Ms Bellos still doesn’t hold any prisoners. On the bedroom tax (‘No doubt [thought up over] some bloody dinner party conversation, don’t you think?’), on David Cameron (‘Incompetent’), and on moves towards renting affordable homes on shorter tenancies (‘If you believe as I do that shelter permanency is a right, then you would do something entirely different to what the government is doing’).

In the 1980s, Ms Bellos strenuously resisted the right to buy in Lambeth. ‘They made us sell [the homes], but they wouldn’t let us use the money that was gained to build new homes,’ she states. It is perhaps a mark of how policies once considered outlandish are now mainstream, that these days the coalition requires councils to replace each home sold under right to buy, but Ms Bellos remains sceptical if this will work in practice. ‘Don’t hold your breath,’ she says.

One previous colleague who has known her since the 1980s observes that contrary to publicity, ‘the great thing about Linda [was] she was open, and she became more and more open to different ways of looking at things’.

Surrounded by her dogs, flowers and numerous business awards for her training work, Ms Bellos could easily have become less radical over the years, but when asked if she has mellowed, she doesn’t hesitate to reply with a characteristically defiant ‘no’.

Bad press

In the late 1980s the tabloids reported almost daily on what they saw as the ‘loony’ policies of English councils, and Linda Bellos (or ‘Loony Linda’ as The Sun referred to her) was a prime target.

Much of the coverage didn’t focus on Ms Bellos’ politics, however, but her sexuality. One Sun story introduced Ms Bellos as: ‘36, divorced and a mother of two.
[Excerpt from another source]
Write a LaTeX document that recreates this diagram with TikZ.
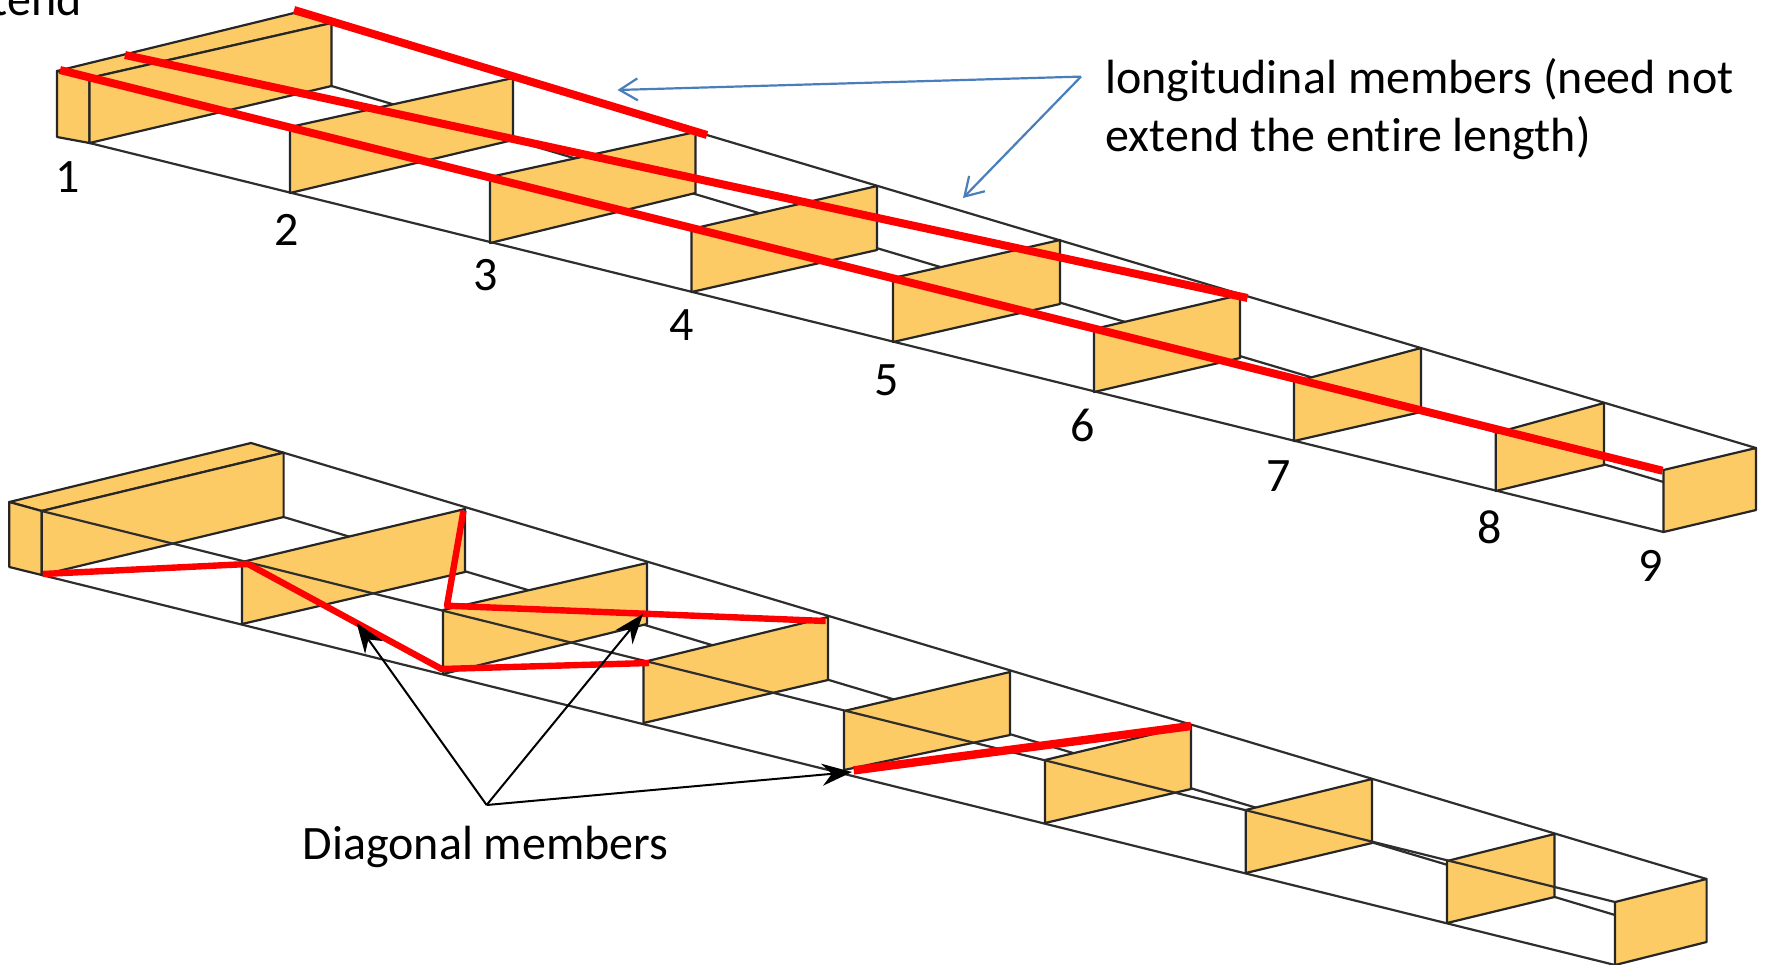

But she proudly proclaims: “I’m a lesbian and proud of it!”’

In 1986, just after she was elected, a Times piece described her as: ‘Miss Linda Bellos - extreme-sounding, female, black and therefore the new leader of Lambeth Council.’

Even Polly Toynbee of the Guardian wrote a stinging profile in 1987, saying she appeared ‘hatchet-faced’. She also reported that Ms Bellos received daily hate mail.